Serving Proudly As The Voice Of Valley County Since 1913
3 Jobs In Service Or 1 In Manufacturing?
OK, which would you choose? Three highly skilled waiters capable of carrying nine plates of food in just two hands or one highly skilled industrial worker capable of manufacturing three hundred plastic trays for highly skilled waiters to carry?
How about a dozen EPA workers highly skilled in regulating the regulations that make manufacturing costs virtually insurmountable for anyone trying to start a business or one highly skilled and motivated entrepreneur actually building a business that hires people and that exports goods to other countries in spite of the “Dirty Dozen” EPA workers?
Or maybe five social workers highly skilled in getting you every government handout he/she can find, every hospital that will accept undocumented workers and their families, the closest food market that accepts food stamps, or would you prefer one coast to coast trucker bringing your every day goods to your local stores?
The choices for the three posers listed above are fairly obvious to me and probably to the majority of my 10.3 readers but seem to be unclear to the present administration in Washington District of Calamity.

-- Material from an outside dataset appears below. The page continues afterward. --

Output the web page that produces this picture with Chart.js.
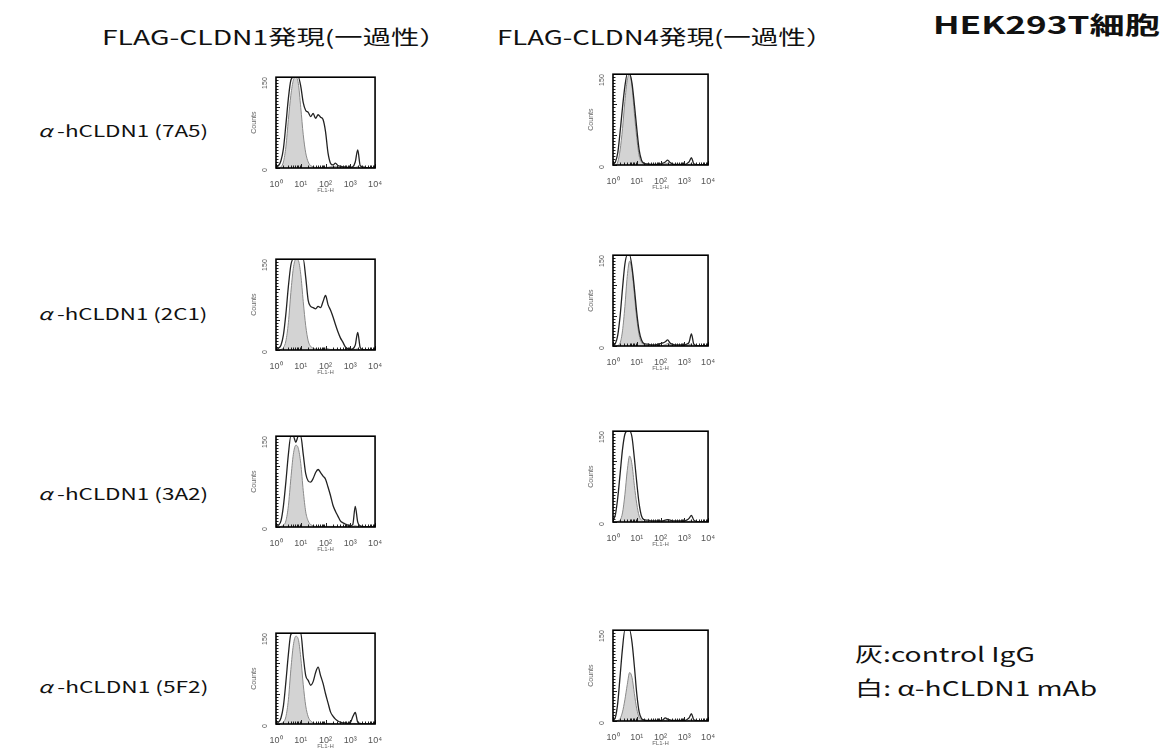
<!DOCTYPE html>
<html>
<head>
<meta charset="utf-8">
<script src="https://cdn.jsdelivr.net/npm/chart.js@4.4.1/dist/chart.umd.min.js"></script>
<style>
  html, body { margin: 0; padding: 0; background: #fff; }
  #page { position: relative; width: 1170px; height: 750px; overflow: hidden; background: #fff; }
  .txt { position: absolute; white-space: nowrap; color: #111; font-family: "Noto Sans CJK JP", "Noto Sans", sans-serif; line-height: 1; transform-origin: left center; }
  .panel { position: absolute; }
</style>
</head>
<body>
<div id="page"></div>
<script>
// ---------------- data ----------------
// FL1-H position on the log10 axis (10^0 … 10^4)
const fl1Log = [0.0,0.1,0.2,0.3,0.4,0.5,0.6,0.7,0.8,0.9,
                1.0,1.1,1.2,1.3,1.4,1.5,1.6,1.7,1.8,1.9,
                2.0,2.1,2.2,2.3,2.4,2.5,2.6,2.7,2.8,2.9,
                3.0,3.1,3.2,3.3,3.4,3.5,3.6,3.7,3.8,3.9,4.0];

const columnTitles = ["FLAG-CLDN1発現(一過性）", "FLAG-CLDN4発現(一過性）"];
const cloneLabels = ["7A5", "2C1", "3A2", "5F2"];
const xTickLabels = ["10⁰", "10¹", "10²", "10³", "10⁴"];
const yTickLabels = ["0", "150"];

// FLAG-CLDN1 column : gray = control IgG, white = α-hCLDN1 mAb
const ctrl_CLDN1_7A5 = [0,0,2,10,35,80,120,145,150,140, 100,55,25,10,4,2,1,1,1,1, 1,1,2,2,3,1,1,1,0,0, 0,1,1,2,0,0,0,0,0,0, 0];
const mab_CLDN1_7A5  = [1,4,12,32,72,115,145,150,150,150, 135,108,95,92,85,90,82,88,84,80, 60,25,8,5,8,4,3,2,2,1, 1,2,10,30,4,2,1,0,0,0, 0];
const ctrl_CLDN1_2C1 = [0,0,1,4,15,45,95,135,150,148, 125,80,40,15,6,3,2,1,1,2, 3,2,1,1,1,1,0,0,0,0, 0,1,1,2,0,0,0,0,0,0, 0];
const mab_CLDN1_2C1  = [1,3,8,25,60,105,140,150,150,150, 150,150,120,82,72,70,68,72,70,80, 90,75,66,55,42,30,20,13,5,2, 1,2,8,29,4,1,0,0,0,0, 0];
const ctrl_CLDN1_3A2 = [0,0,1,3,10,35,80,120,135,130, 105,60,25,10,4,2,1,1,1,1, 1,1,1,1,1,0,0,0,0,0, 0,1,2,1,0,0,0,0,0,0, 0];
const mab_CLDN1_3A2  = [1,3,10,35,75,120,150,150,140,150, 150,120,88,76,74,80,90,95,90,84, 79,66,52,36,26,18,10,7,5,3, 2,4,34,8,2,1,0,0,0,0, 0];
const ctrl_CLDN1_5F2 = [0,0,1,3,12,40,90,130,145,140, 110,65,30,12,5,2,1,1,1,1, 1,1,1,1,0,0,0,0,0,0, 0,1,1,0,0,0,0,0,0,0, 0];
const mab_CLDN1_5F2  = [1,3,10,30,70,115,148,150,150,150, 150,112,80,72,64,70,85,94,80,67, 50,35,20,13,8,5,3,2,2,1, 2,12,19,3,1,0,0,0,0,0, 0];

// FLAG-CLDN4 column
const ctrl_CLDN4_7A5 = [0,0,5,25,60,105,140,150,130,85, 45,15,5,2,1,1,0,0,0,0, 0,1,2,3,1,0,0,0,0,0, 0,0,1,2,0,0,0,0,0,0, 0];
const mab_CLDN4_7A5  = [1,5,20,55,95,130,150,150,135,100, 60,25,8,3,2,2,1,1,1,1, 2,3,5,8,4,2,1,1,1,1, 1,2,5,12,2,1,0,0,0,0, 0];
const ctrl_CLDN4_2C1 = [0,0,1,5,25,65,115,140,125,85, 45,18,6,2,1,1,0,0,0,0, 0,1,2,4,2,1,0,0,0,0, 0,1,2,3,0,0,0,0,0,0, 0];
const mab_CLDN4_2C1  = [1,4,18,50,95,135,150,150,130,95, 55,25,10,4,3,3,2,2,2,3, 4,5,7,10,5,3,2,2,2,2, 2,3,6,20,3,1,0,0,0,0, 0];
const ctrl_CLDN4_3A2 = [0,0,1,3,15,45,85,109,95,60, 30,10,3,1,1,0,0,0,0,0, 0,1,1,2,1,0,0,0,0,0, 0,0,1,2,0,0,0,0,0,0, 0];
const mab_CLDN4_3A2  = [2,12,40,80,120,145,150,150,140,105, 65,30,10,4,3,3,2,2,2,2, 2,2,3,4,3,2,2,2,2,2, 2,3,6,11,3,1,0,0,0,0, 0];
const ctrl_CLDN4_5F2 = [0,0,1,4,15,35,60,80,72,45, 20,6,2,1,0,0,0,0,0,0, 0,0,1,2,1,0,0,0,0,0, 0,0,1,2,0,0,0,0,0,0, 0];
const mab_CLDN4_5F2  = [1,6,30,75,120,150,150,150,130,90, 45,15,4,2,1,1,1,1,1,1, 1,2,5,3,2,1,1,1,1,1, 1,2,5,12,2,1,0,0,0,0, 0];

const panelData = [
  [ [ctrl_CLDN1_7A5, mab_CLDN1_7A5], [ctrl_CLDN4_7A5, mab_CLDN4_7A5] ],
  [ [ctrl_CLDN1_2C1, mab_CLDN1_2C1], [ctrl_CLDN4_2C1, mab_CLDN4_2C1] ],
  [ [ctrl_CLDN1_3A2, mab_CLDN1_3A2], [ctrl_CLDN4_3A2, mab_CLDN4_3A2] ],
  [ [ctrl_CLDN1_5F2, mab_CLDN1_5F2], [ctrl_CLDN4_5F2, mab_CLDN4_5F2] ]
];

// ---------------- layout ----------------
const page = document.getElementById('page');
const Y_AXIS_W = 26, X_AXIS_H = 26, PAD_TOP = 4, PAD_RIGHT = 8;
const colBoxLeft = [276, 613];
const colBoxWidth = [101, 97];
const boxTops = [[74, 71], [256, 252], [433, 428], [630, 627]];
const BOX_H = 94;

function addText(html, left, cy, targetW, size, weight) {
  const s = document.createElement('span');
  s.className = 'txt';
  s.innerHTML = html;
  s.style.left = left + 'px';
  s.style.top = cy + 'px';
  s.style.fontSize = size + 'px';
  s.style.fontWeight = weight || 400;
  page.appendChild(s);
  const w = s.offsetWidth;
  const k = targetW / w;
  s.style.transform = 'translateY(-50%) scaleX(' + k.toFixed(3) + ')';
}

addText(columnTitles[0], 102, 37, 345, 20, 400);
addText(columnTitles[1], 497, 37, 336, 20, 400);
addText('HEK293T細胞', 933, 24, 227, 24, 700);
const rowCy = [130, 313, 493, 686];
cloneLabels.forEach((c, i) => {
  addText('<i>α</i> -hCLDN1 (' + c + ')', 38, rowCy[i], 170, 16, 400);
});
addText('灰:control IgG', 855, 654, 180, 20, 400);
addText('白: α-hCLDN1 mAb', 855, 688, 242, 20, 400);

// ---------------- charts ----------------
const xTickVals = [];
for (let d = 0; d < 4; d++) for (let k = 1; k <= 9; k++) xTickVals.push(d + Math.log10(k));
xTickVals.push(4);
const yTickVals = [];
for (let v = 0; v <= 150; v += 5) yTickVals.push(v);

const framePlugin = {
  id: 'frame',
  afterDatasetsDraw(chart) {
    const { ctx, chartArea: a, scales } = chart;
    ctx.save();
    ctx.strokeStyle = '#222';
    ctx.lineWidth = 1;
    ctx.beginPath();
    scales.y.ticks.forEach(t => {
      const y = Math.round(scales.y.getPixelForValue(t.value)) + 0.5;
      const len = (t.value % 50 === 0) ? 4 : 2.5;
      ctx.moveTo(a.left, y); ctx.lineTo(a.left + len, y);
    });
    scales.x.ticks.forEach(t => {
      const x = Math.round(scales.x.getPixelForValue(t.value)) + 0.5;
      const major = Math.abs(t.value - Math.round(t.value)) < 1e-6;
      const len = major ? 4 : 2.5;
      ctx.moveTo(x, a.bottom); ctx.lineTo(x, a.bottom - len);
    });
    ctx.stroke();
    ctx.lineWidth = 1.6;
    ctx.strokeStyle = '#000';
    ctx.strokeRect(a.left, a.top, a.right - a.left, a.bottom - a.top);
    ctx.restore();
  }
};

function toPts(arr) { return fl1Log.map((x, i) => ({ x: x, y: arr[i] })); }

for (let r = 0; r < 4; r++) {
  for (let c = 0; c < 2; c++) {
    const cw = Y_AXIS_W + colBoxWidth[c] + PAD_RIGHT;
    const ch = PAD_TOP + BOX_H + X_AXIS_H;
    const div = document.createElement('div');
    div.className = 'panel';
    div.style.left = (colBoxLeft[c] - Y_AXIS_W) + 'px';
    div.style.top = (boxTops[r][c] - PAD_TOP) + 'px';
    div.style.width = cw + 'px';
    div.style.height = ch + 'px';
    const cv = document.createElement('canvas');
    cv.width = cw; cv.height = ch;
    cv.style.width = cw + 'px'; cv.style.height = ch + 'px';
    div.appendChild(cv);
    page.appendChild(div);

    const [ctrl, mab] = panelData[r][c];
    new Chart(cv, {
      type: 'line',
      data: {
        datasets: [
          { label: 'α-hCLDN1 mAb', data: toPts(mab), fill: false, borderColor: '#222', borderWidth: 1.3,
            pointRadius: 0, cubicInterpolationMode: 'monotone' },
          { label: 'control IgG', data: toPts(ctrl), fill: 'origin', backgroundColor: 'rgba(200,200,200,0.8)',
            borderColor: '#8a8a8a', borderWidth: 1, pointRadius: 0, cubicInterpolationMode: 'monotone' }
        ]
      },
      options: {
        responsive: false,
        animation: false,
        devicePixelRatio: 1,
        layout: { padding: { top: PAD_TOP, right: PAD_RIGHT, left: 0, bottom: 0 } },
        plugins: { legend: { display: false }, tooltip: { enabled: false } },
        scales: {
          x: {
            type: 'linear', min: 0, max: 4,
            afterBuildTicks: s => { s.ticks = xTickVals.map(v => ({ value: v })); },
            afterFit: s => { s.height = X_AXIS_H; },
            grid: { display: false }, border: { display: false },
            ticks: {
              autoSkip: false, maxRotation: 0, minRotation: 0, padding: 3,
              color: '#555', font: { family: 'Liberation Sans', size: 9 },
              callback: v => {
                const n = Math.round(v);
                return Math.abs(v - n) < 1e-6 ? xTickLabels[n] : '';
              }
            },
            title: { display: true, text: 'FL1-H', color: '#666', font: { family: 'Liberation Sans', size: 6 }, padding: 0 }
          },
          y: {
            type: 'linear', min: 0, max: 150,
            afterBuildTicks: s => { s.ticks = yTickVals.map(v => ({ value: v })); },
            afterFit: s => { s.width = Y_AXIS_W; },
            grid: { display: false }, border: { display: false },
            ticks: {
              autoSkip: false, minRotation: 90, maxRotation: 90, padding: 3,
              color: '#555', font: { family: 'Liberation Sans', size: 7 },
              callback: v => v === 0 ? yTickLabels[0] : (v === 150 ? yTickLabels[1] : '')
            },
            title: { display: true, text: 'Counts', color: '#666', font: { family: 'Liberation Sans', size: 7 }, padding: 0 }
          }
        }
      },
      plugins: [framePlugin]
    });
  }
}
</script>
</body>
</html>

We have a very serious problem here because we import far more “stuff” from around the world than we export to those same countries. The reason for this is that we do not have the manufacturing we had 50 years ago or even just 30 years ago.
This country cannot survive as a “service”country. It must have people making things, other than pina coladas, London broils and a bazillion dollars a year scoring touchdowns in front of 75,000 screaming fans who work in the service industry and don't make anything.

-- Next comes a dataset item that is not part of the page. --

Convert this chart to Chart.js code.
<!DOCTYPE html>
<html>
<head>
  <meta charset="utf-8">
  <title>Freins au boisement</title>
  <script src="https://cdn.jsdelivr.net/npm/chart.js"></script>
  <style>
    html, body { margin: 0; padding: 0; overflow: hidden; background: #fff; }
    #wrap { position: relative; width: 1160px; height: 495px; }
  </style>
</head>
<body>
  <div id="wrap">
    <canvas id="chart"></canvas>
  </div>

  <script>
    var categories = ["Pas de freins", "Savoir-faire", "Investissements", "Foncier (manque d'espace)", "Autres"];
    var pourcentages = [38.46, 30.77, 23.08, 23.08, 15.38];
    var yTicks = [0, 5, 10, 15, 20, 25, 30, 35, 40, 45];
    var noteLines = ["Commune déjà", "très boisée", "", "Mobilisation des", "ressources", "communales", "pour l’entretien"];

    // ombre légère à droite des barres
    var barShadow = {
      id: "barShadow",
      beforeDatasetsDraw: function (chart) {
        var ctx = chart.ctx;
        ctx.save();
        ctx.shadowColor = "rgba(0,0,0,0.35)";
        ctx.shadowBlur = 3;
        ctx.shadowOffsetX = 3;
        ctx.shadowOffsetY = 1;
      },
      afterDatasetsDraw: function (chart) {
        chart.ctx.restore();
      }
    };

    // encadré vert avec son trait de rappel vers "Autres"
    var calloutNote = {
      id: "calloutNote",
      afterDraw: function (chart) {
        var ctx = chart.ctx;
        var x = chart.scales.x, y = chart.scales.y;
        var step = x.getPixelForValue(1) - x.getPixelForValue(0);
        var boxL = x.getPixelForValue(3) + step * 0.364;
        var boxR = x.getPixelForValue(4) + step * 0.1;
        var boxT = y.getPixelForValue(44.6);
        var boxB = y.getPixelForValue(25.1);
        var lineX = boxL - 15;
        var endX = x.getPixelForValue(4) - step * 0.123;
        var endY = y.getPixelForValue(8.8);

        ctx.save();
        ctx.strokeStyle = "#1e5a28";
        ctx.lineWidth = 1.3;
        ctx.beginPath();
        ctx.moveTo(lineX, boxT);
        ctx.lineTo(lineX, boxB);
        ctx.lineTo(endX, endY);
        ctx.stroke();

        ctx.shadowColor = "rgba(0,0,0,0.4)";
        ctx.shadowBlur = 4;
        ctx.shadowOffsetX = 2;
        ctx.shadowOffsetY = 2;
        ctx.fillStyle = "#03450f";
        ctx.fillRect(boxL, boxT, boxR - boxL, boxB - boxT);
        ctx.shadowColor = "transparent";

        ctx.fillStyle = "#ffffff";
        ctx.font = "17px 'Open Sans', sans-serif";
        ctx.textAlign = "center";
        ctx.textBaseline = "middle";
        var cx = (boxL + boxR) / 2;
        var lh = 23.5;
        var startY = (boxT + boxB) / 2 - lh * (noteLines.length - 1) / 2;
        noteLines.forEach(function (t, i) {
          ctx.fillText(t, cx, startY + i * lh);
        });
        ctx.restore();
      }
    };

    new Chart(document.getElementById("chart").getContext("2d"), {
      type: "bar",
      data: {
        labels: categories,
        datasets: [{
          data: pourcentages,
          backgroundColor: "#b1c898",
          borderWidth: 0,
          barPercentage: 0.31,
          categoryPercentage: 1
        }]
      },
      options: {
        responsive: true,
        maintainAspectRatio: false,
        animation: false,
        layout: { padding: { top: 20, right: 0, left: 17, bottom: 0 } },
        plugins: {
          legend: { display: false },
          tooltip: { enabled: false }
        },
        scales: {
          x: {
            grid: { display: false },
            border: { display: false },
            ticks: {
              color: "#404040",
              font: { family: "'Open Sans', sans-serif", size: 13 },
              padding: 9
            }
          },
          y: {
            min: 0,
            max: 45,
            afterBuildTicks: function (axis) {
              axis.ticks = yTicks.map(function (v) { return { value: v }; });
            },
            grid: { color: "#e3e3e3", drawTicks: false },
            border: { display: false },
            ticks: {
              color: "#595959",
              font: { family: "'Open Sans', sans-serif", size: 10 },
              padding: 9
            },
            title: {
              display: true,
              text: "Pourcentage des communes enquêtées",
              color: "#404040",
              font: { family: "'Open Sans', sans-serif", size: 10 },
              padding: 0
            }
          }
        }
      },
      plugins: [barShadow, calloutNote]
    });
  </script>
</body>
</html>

U.S. Rep. Daines has stated, We need to allow highly skilled workers to immigrate to the United States.” In an email, I called him to task for that statement but after careful thought and consternation I can see his point. Misguided though it is.
We are guilty, as a nation, of giving our college kids a subpar education in the technologies and engineering departments while over educating those who have chosen the “easy grade” majors. We make it too easy on them. We don't entice them to produce better grades with the prospects of high paying jobs after graduation. We saddle them with impossible school loan debts while giving scholarships to foreign kids.
The major colleges need to get foreign students because their work ethics and study habits insure grades far above the average American student thus improving the overall GPA of the college. Sad but true folks.
To get manufacturing back in full swing in America we need to start graduating more, higher skilled American workers.
And we need to get rid of the EPA, or at least start scrutinizing the regulations coming down from that agency. The people need a say in what regulations we want and those that are detrimental to our very existence.
I say we gotta have higher personal goals and study habits from K through postgraduate school. And that, my friends, will have to begin at home!
In our neck of the woods we have the farm kids who have good work habits and for the most part are honor roll students. They need to pick up the slack for those in the turmoil of inner city education where, if you have 80% attendance you graduate. Matters not if you can read and comprehend a simple sentence. At least you attended.
We can all scream to “throw more money at education,” but money is not the main problem and it's not the lack of good teachers.
Let's get back to manufacturing a good portion of the world's commodities as we did in the 1950s and '60s, when we were at the top of the world in manufacturing AND education.
Think about this if you will. We hear and see every day of doctors, lawyers, techies and other skilled foreign workers being 'courted' by our large American corporations. How often do we hear of some large foreign corporation calling the U.S. for highly skilled American workers?
That's it for now folks. Thanks for listening.
Virgil Vaupel is The Courier's Hinsdale correspondent.